Conde Nast may have stumbled upon a new way to digitize its popular brands that can no longer sustain a full magazine publishing schedule. Media companies large and small rushed to get their magazine content on the device at launch, but Conde Nast is hoping to resuscitate the dearly departed Gourmet with a new iPad app that will not rely on sharing magazine content.
Ruth Reichl, the magazine's well-respectd former editor wrote on Twitter this morning:
"They're reviving the brand, not the magazine. Pity."
In fact, it could be just the opposite. But Conde Nast will have to get a lot of things right for the app to suceed.
Gourmet was an absolutely beloved magazine that Conde Nast shuttered last October. At the time, there was hope that Gourmet would live on online, but the staff was unceremoniously let go in the middle of closing an issue.
“It’s not a magazine and it’s not a digital version of a magazine. It’s a whole new way to engage with consumers.”
It appears that the app will be free, but certain content will cost money. According to the Times:
"[The] new application will also allow users to share articles to social sites like Facebook and Twitter, tag articles as favorites and see which articles are more popular among their friends. In addition, Gourmet Live will incorporate a real-time game engine, not unlike the model popularized by the mobile application Foursquare, that will unlock new content, both free and for a small fee, for readers as they navigate through the application. Eventually, the application could expand to include features like user reviews of restaurants and recommendations."
Conde Nast shuttered Gourmet due to budget issues, but there's much more hope for the brand than a resurfaced magazine today. Especially considering the wealth of food titles Conde Nast is trying to get afloat. In addition to Gourmet, there are the gently competitive Bon Appetit and Epicurious.
It's not too much of a stretch to imagine that Conde Nast will find different uses for these brands over time.
According to Conde Nast, 60 million uniques a month are search the web for food content. Finding a place for them on the iPad makes a lot of sense. Now whether Conde Nast will make a product that is useful (and worth paying for) is another story.
Will Gourmet Live be filled with new and interesting content Apple's mobile users will want to pay for?
Gourmet has a lustrous and impressive archive of content. But people looking for things like David Foster Wallace's seminal lobster essay can already find that online.
As for Apple's new tablet, there have been a lot of complaints that the iPad is more of a lean back than a lean forward device. But for certain content, that is preferable. Digital video is one area. The iPad could also be an excellent platform for cooks trying out new recipes. Unlike clunky cookbooks (or the tiny screen on the iPhone), the iPad could create a great viewing experience for cooks. And an excellent place for interactive elements.

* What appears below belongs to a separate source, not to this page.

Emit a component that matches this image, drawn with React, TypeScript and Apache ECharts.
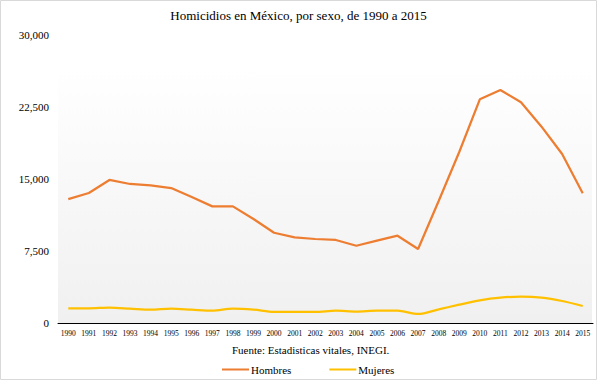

There's certainly a financial incentive. According to Townsend, Wired's June issue has been downloaded for the ipad more than 90,000
times. At $4.99 per download, that's a good chunk of change. It's also more than hard copy sales (though Townsend insists the iPad app isn't cutting into those sales either).
But unless Conde Nast finds someone to guide Gourmet's brand into a coherent app, the new venture could end up going nowhere. The iPad offers plenty of room for developers to deliver content in new and interesting ways. Much like with early apps on the iPhone, brands that deliver the first apps in their category are likely to win users.
However, repackaging existing articles is likely not the way to win over new Gourmet fans (and considering the way Gourmet magazine died, existing fans may not rush to this new venture). Conde Nast will have to come up with features that appeal to cooks and Gourmet's core demographic. And it's not entirely clear that will happen.
According to the New York Observer:
"As Mr. Townsend emphasized — and which was reiterated by their partners at Activate, a technology consulting company — this is all about making a web business, even if it is creating a new one by using all the leftovers."